O interior do país, mais uma vez,  é “castigado” pelas medidas do Governo e em particular no próximo OE. Uma das medidas propostas é a criação de um plano de deslocalização dos arquivos pertencentes às entidades da Administração Central até Junho de 2021. Ora, o interior não precisa de arquivos cuja falta de espaço e elevado custo do metro quadrado, em Lisboa, obriga a “empurrar” para o  interior.

O que o interior precisa é da deslocalização ponderada e assertiva de alguns serviços públicos, de investimento privado e de criação de postos de trabalho com discriminação fiscal adequada, para os incentivar e, assim, contrariar a desertificação. Será muito fácil “despejar” os arquivos da Administração Central no interior, mas quantos postos de trabalho vão efectivamente gerar? Aguardemos, pois, a posição dos autarcas do interior e dos cidadãos sobre a matéria.

No caso dos escalões do IRS, a redução da retenção fará certamente aumentar o valor líquido dos salários em 2021, o que implicará uma devolução menor no ano subsequente. Não passa, portanto, de uma ilusão, o eventual aumento de rendimento mensal disponível.

O caso do IVAucher, que permitirá devolução parcial aos contribuintes das despesas efectuadas na hotelaria, restauração e cultura, corre o risco de ser mal sucedido. Se os cidadãos estiverem confinados, sem se poderem deslocar nem usufruir de serviços ou até se perderem rendimentos, como vão passar férias e usufruir de serviços culturais? Esta ideia assenta num só pressuposto, que haja efectivamente consumo e disponibilidade para o mesmo. E se não houver?

O país tem na restauração, turismo e alojamento local,  um sector muito dinâmico e significativo, que muito cresceu nos últimos anos. Estes sectores de actividade são críticos e têm sido dos mais flagelados no contexto da Covid-19. O Governo “esqueceu-se” que estes somam quase meio milhão de trabalhadores que ficaram esquecidos ou ao abrigo de medidas pouco exequíveis. Teria sido mais fácil prolongar o lay-off e criar, atempadamente, verdadeiros estímulos à manutenção destas empresas, salvaguardando os postos de trabalho.

Infelizmente, no OE, não existe uma única medida de incentivo ao investimento e à criação de postos de trabalho. Quando a expectativa seria a de obter, da União Europeia, apoios extraordinários para este importante dossier, o espanto pela ausência de medidas, é total. Inimaginável, portanto.

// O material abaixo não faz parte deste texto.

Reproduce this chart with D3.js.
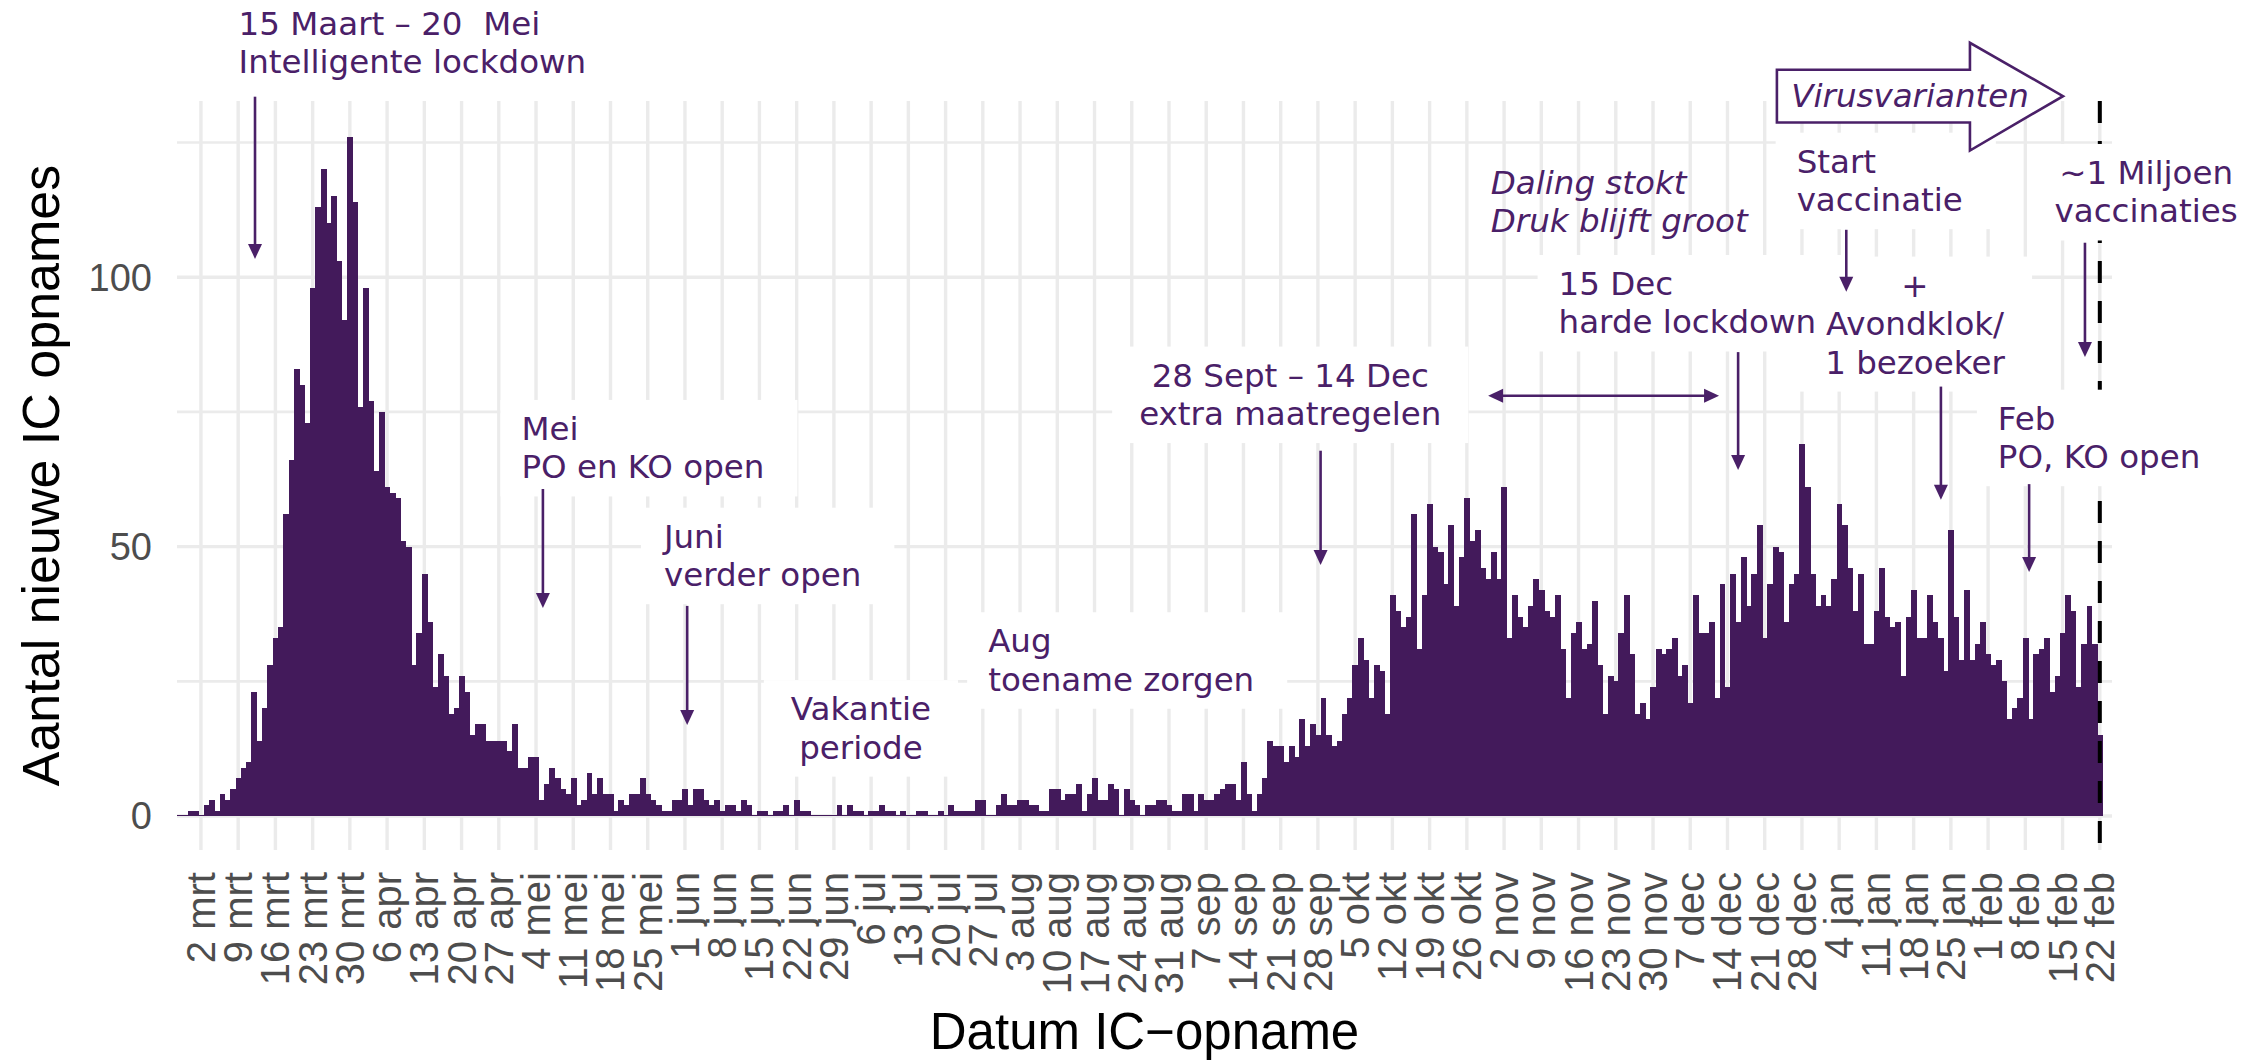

O OE para 2021 é insuficiente, inadequado e em contraciclo europeu, dado não conter medidas de emergência de relançamento da economia, ao contrário de muitos países europeus que criaram mecanismos de apoio à manutenção dos postos de trabalho e ao investimento. Portugal fica muito mal no ranking dos países europeus que mais despenderam a combater os efeitos da crise económica provocada pela pandemia.

Os lesados do Orçamento do Estado são um conjunto de cidadãos e sectores de actividade económica, infelizmente cada vez maior, que ficam para trás, excluídos da lei, no sentido desta não os proteger ou apoiar.

Em tempos económica e socialmente conturbados, este OE não é adequado à situação que vivemos. Exigia-se um OE de “guerra”, adaptado às circunstâncias excepcionais do momento e que acima de tudo trouxesse esperança. Será que, com o já previsível orçamento rectificativo, ela chegará ainda a tempo?

O autor escreve de acordo com a antiga ortografia.